Hachero del Monte traslasierras, pedrero, picapedrero y leñador, golondrina, arriero. Por si no alcanza para trazar su perfil, fue todo eso y mucho más en una sola persona, en un niño que se hizo hombre en el monte.

Aún anidan en mi memoria cuentos, leyendas, anécdotas y algunas vivencias compartidas con él, que cargó con sus brazos y su lomo incontables carros de piedra del río para construir lo que hoy es una ciudad. Contaba mi madre cómo era verlo junto a sus hermanos pequeños, bajo el sol que partía la tierra o bajo la torrencial lluvia de las tormentas, con su carro tirado por cuatro o cinco caballos, dos o tres veces al día, para parar la olla que nunca faltó.

La partida a la madrugada desde el rancho de adobe de dos piezas, donde con María criaron nueve pibes que tardaron tiempo en saldar el pan bajo el brazo que debían traer.

Siempre el conchabo, siempre la frente alta de los tipos a los que les quedaba solo esperar el desmonte para los ricos, la siega para los terratenientes, la cría de animales tan ajenos como el destino que se dibujaba en una Argentina que era para todos pero que repartía para pocos.

Rodolfo fue mi abuelo. Lo recuerdo sentado en la punta de la mesa esperando el guiso de arroz con pollo de mi abuela María, madre de once hijos, nueve vivos, todos paridos sola o con la ayuda de “la médica”. De ahí también salí yo, uno de los que tenemos el privilegio de contar, pero también la obligación de dejar testimonio, puesto que, en estas tierras de tantos desmemoriados, de tantos necios y de tantos desclasados, no debe haber olvido para aquellos que dejaron su impronta, con poca razón pero con mucho cuerpo y espíritu.

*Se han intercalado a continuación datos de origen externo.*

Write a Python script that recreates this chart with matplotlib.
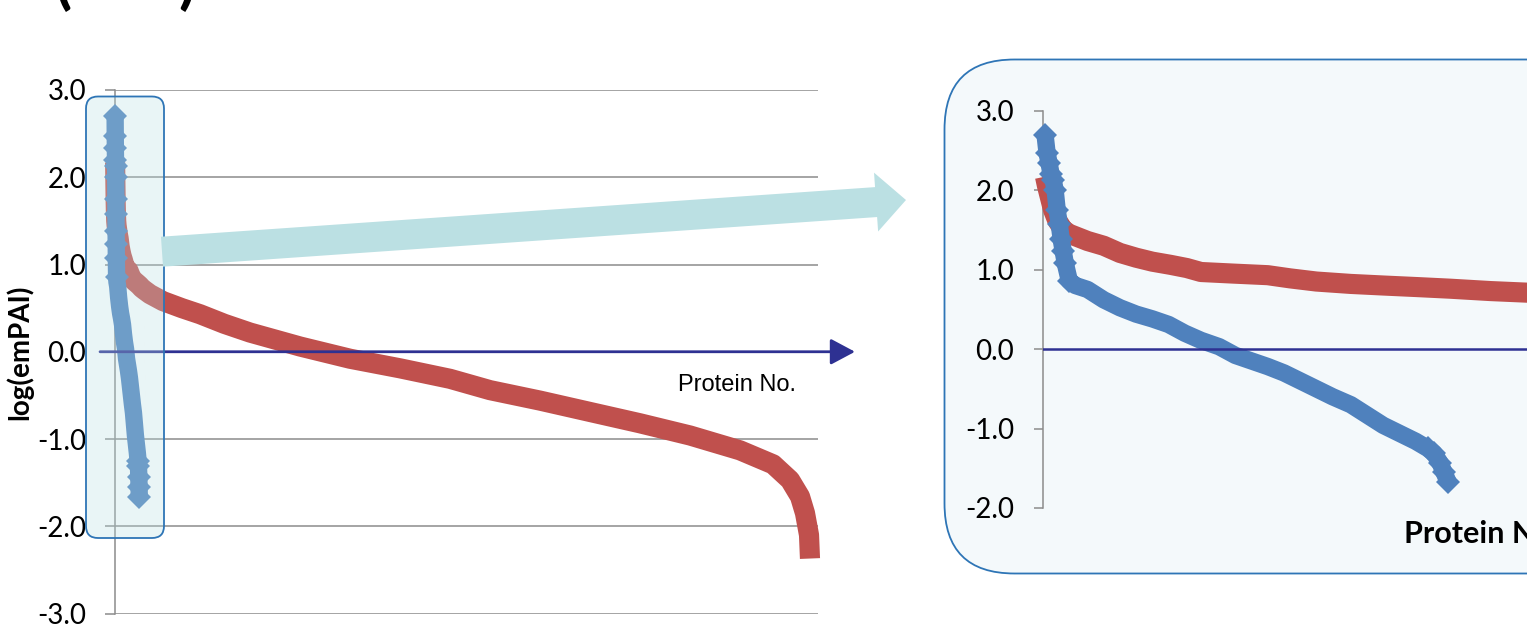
import matplotlib
matplotlib.use('Agg')
import matplotlib.pyplot as plt
from matplotlib.patches import FancyBboxPatch, FancyArrow
from matplotlib.ticker import FixedLocator, FormatStrFormatter

plt.rcParams['axes.unicode_minus'] = False
plt.rcParams['font.family'] = ['Lato', 'DejaVu Sans']

# ---------------- data (protein rank -> log(emPAI)) ----------------
blue_no = [1, 2, 3, 4, 5, 6, 7, 8, 9, 10, 11, 13, 16, 22, 30, 38, 46, 54, 62, 70,
           78, 87, 95, 103, 111, 119, 127, 135, 143, 152, 160, 168, 176, 184,
           190, 193, 196, 198, 200]
blue_val = [2.70, 2.47, 2.34, 2.20, 2.13, 2.00, 1.75, 1.58, 1.38, 1.23, 1.08, 0.86,
            0.80, 0.75, 0.62, 0.52, 0.44, 0.38, 0.31, 0.20, 0.11, 0.03, -0.08,
            -0.15, -0.22, -0.30, -0.40, -0.50, -0.60, -0.70, -0.83, -0.96, -1.06,
            -1.16, -1.25, -1.31, -1.43, -1.55, -1.67]

red_no = [1, 2, 3, 4, 5, 7, 10, 13, 22, 30, 38, 46, 54, 63, 71, 78, 94, 111, 122,
          135, 152, 168, 185, 201, 221, 239, 288, 395, 550, 700, 900, 1111, 1523,
          1934, 2346, 2757, 3086, 3498, 3909, 4321, 4733, 5144, 5416, 5556, 5638,
          5679, 5712, 5720]
red_val = [2.17, 2.05, 1.95, 1.85, 1.75, 1.62, 1.50, 1.45, 1.36, 1.30, 1.21, 1.15,
           1.10, 1.06, 1.02, 0.97, 0.95, 0.93, 0.89, 0.85, 0.82, 0.80, 0.78, 0.76,
           0.73, 0.71, 0.66, 0.58, 0.50, 0.43, 0.32, 0.22, 0.06, -0.08, -0.19,
           -0.31, -0.44, -0.56, -0.69, -0.82, -0.96, -1.13, -1.29, -1.47, -1.66,
           -1.85, -2.10, -2.37]

main_yticks = [3.0, 2.0, 1.0, 0.0, -1.0, -2.0, -3.0]
zoom_yticks = [3.0, 2.0, 1.0, 0.0, -1.0, -2.0]
x_label = "Protein No."
y_label = "log(emPAI)"
title_text = "(       )"

# ---------------- style ----------------
RED = '#C0504D'
BLUE = '#4F81BD'
NAVY = '#2E3192'
GRID = '#8C8C8C'
BORDER = '#2E75B6'
TEAL = '#BBE0E3'
RED_LW = 14.5
BLUE_LW = 12.5
DIAMOND = 12.5
# diamonds drawn where the reference shows separate markers (steep ends)
blue_marker_idx = list(range(0, 12)) + list(range(len(blue_no) - 5, len(blue_no)))

W, H = 1527, 637
fig = plt.figure(figsize=(W / 100, H / 100), dpi=100)
fig.patch.set_facecolor('white')


def frac(x0, y0, x1, y1):
    return [x0 / W, 1 - y1 / H, (x1 - x0) / W, (y1 - y0) / H]


# background overlay (pixel coordinates, y down)
bg = fig.add_axes([0, 0, 1, 1], zorder=0)
bg.set_xlim(0, W)
bg.set_ylim(H, 0)
bg.axis('off')
bg.add_patch(FancyBboxPatch((944.5, 59.5), 800, 514,
                            boxstyle='round,pad=0,rounding_size=70',
                            fc='#F4F9FB', ec=BORDER, lw=1.3))


def style_axis(ax, ticks, ticklen, pad):
    ax.set_facecolor('none')
    for s in ('top', 'right', 'bottom'):
        ax.spines[s].set_visible(False)
    ax.spines['left'].set_color(GRID)
    ax.spines['left'].set_linewidth(1.1)
    ax.yaxis.set_major_locator(FixedLocator(ticks))
    ax.yaxis.set_major_formatter(FormatStrFormatter('%.1f'))
    ax.set_xticks([])
    ax.tick_params(axis='y', length=ticklen, width=1.1, color=GRID,
                   labelsize=20, pad=pad, labelcolor='black')


def draw_series(ax):
    ax.plot(red_no, red_val, color=RED, lw=RED_LW, solid_capstyle='butt',
            solid_joinstyle='round', clip_on=False, zorder=3)
    ax.plot(blue_no, blue_val, color=BLUE, lw=BLUE_LW, marker='D', ms=DIAMOND,
            markevery=blue_marker_idx, mew=0, solid_capstyle='butt',
            solid_joinstyle='round', clip_on=False, zorder=4)


# ---------------- left (full) chart ----------------
ax1 = fig.add_axes(frac(115, 90, 818, 613.5), zorder=2)
ax1.set_xlim(0, 5786)
ax1.set_ylim(-3, 3)
style_axis(ax1, main_yticks, 7.2, 13.5)
ax1.grid(axis='y', color=GRID, lw=1.1)
ax1.set_axisbelow(True)
draw_series(ax1)
ax1.annotate('', xy=(1.0526, 0), xytext=(-0.0213, 0),
             xycoords=ax1.get_yaxis_transform(),
             textcoords=ax1.get_yaxis_transform(),
             arrowprops=dict(arrowstyle='-|>,head_length=0.75,head_width=0.4',
                             color=NAVY, lw=2, mutation_scale=20,
                             shrinkA=0, shrinkB=0), zorder=6)

# ---------------- right (zoomed) chart ----------------
ax2 = fig.add_axes(frac(1043, 110.7, 1527, 508), zorder=2)
ax2.set_xlim(0, 239)
ax2.set_ylim(-2, 3)
style_axis(ax2, zoom_yticks, 6.5, 14.4)
draw_series(ax2)
ax2.axhline(0, color=NAVY, lw=1.8, zorder=6)

# ---------------- foreground overlay ----------------
fg = fig.add_axes([0, 0, 1, 1], zorder=5)
fg.set_xlim(0, W)
fg.set_ylim(H, 0)
fg.axis('off')
fg.patch.set_alpha(0)
fg.add_patch(FancyBboxPatch((86, 96.5), 78, 441.5,
                            boxstyle='round,pad=0,rounding_size=12',
                            fc=(185 / 255, 224 / 255, 227 / 255, 0.3),
                            ec=BORDER, lw=1.3))
fg.add_patch(FancyArrow(162, 251.7, 744, -51.7, width=30, head_width=59,
                        head_length=30, length_includes_head=True,
                        color=TEAL, lw=0))
fg.text(678, 391, x_label, fontsize=17, family='Liberation Sans',
        va='baseline', ha='left')
fg.text(1404, 543, x_label, fontsize=22, fontweight='bold',
        va='baseline', ha='left')
fg.text(19, 352, y_label, rotation=90, fontsize=20, fontweight='bold',
        va='center', ha='center')
fg.text(55, 2, title_text, fontsize=45, fontweight='bold',
        va='baseline', ha='left')

fig.savefig('out.png', dpi=100)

En estos días, más fáciles para algunos y difíciles nuevamente para muchos, la escoria de la política y la rémora de una sociedad que se cree justa es pena y asco, todo al mismo tiempo: cuesta soportar la sentencia fácil, el concepto embebido en odio, el latigazo cruel sobre lo intuitivo, el racismo extremo de los mismos de siempre contra el pueblo, contra lo popular, lo sensible que todavía espera otro 17.

Rememoro aquellas noches de estío, niño aún, nochecitas de un vino y un cigarro en las que Rodolfo, mi abuelo, sabía decir “días de Perón, días de abundancia”. Ese mismo abuelo que nos dejó todo y nos legó más, ese hombre que se hizo ciudadano y hombre no por contar años, sino porque pudo mostrar un papel que le acreditaba ser dueño de tres hectáreas –tierras que hoy siguen siendo tuyas, abuelo, porque te las dio el general.

No fue un regalo: fue una reivindicación, fue la resignificación de algo que era bandera insoslayable – nada más y nada menos que el trabajo–, fue el umbral entre el ser o no ser criollo, de la metafísica del día a día, fue el signo de una época de ruptura, el avistaje de una patria libre y soberana.

Pero también fue el veneno donde abrevaron los que no perdonan, los que se asquean frente a un necesitado, los que en estos tiempos no se avergüenzan de pedir “bala”. Nada de eso sorprende: simplemente duele, y mucho; pero mucho más duele la imagen de los desclasados arrastrándose bajo los poderes de turno, embanderados de demócratas.

Los discursos del odio son los mismos, conceptualmente hablando. Pueden haber mejorado la sintaxis, los subterfugios, los escondites, las coartadas, pero en definitiva la rabia se derrama, a través de personajes con caretas pequeñas, que dejan ver el verdadero rostro de la infamia. Mal que les pese, hay otro 17 y eso los perturba, los desequilibra y, lo que es peor, les libera la lengua del discriminador frente a una nueva pueblada.

Es el misterio que no han podido descifrar, el tabú que los ciega frente a la gente en las calles: la persistencia de los Rodolfos inmemoriales, el peronismo haciendo octubres los meses, los 17 volviéndose la llave de un pueblo que no se agacha.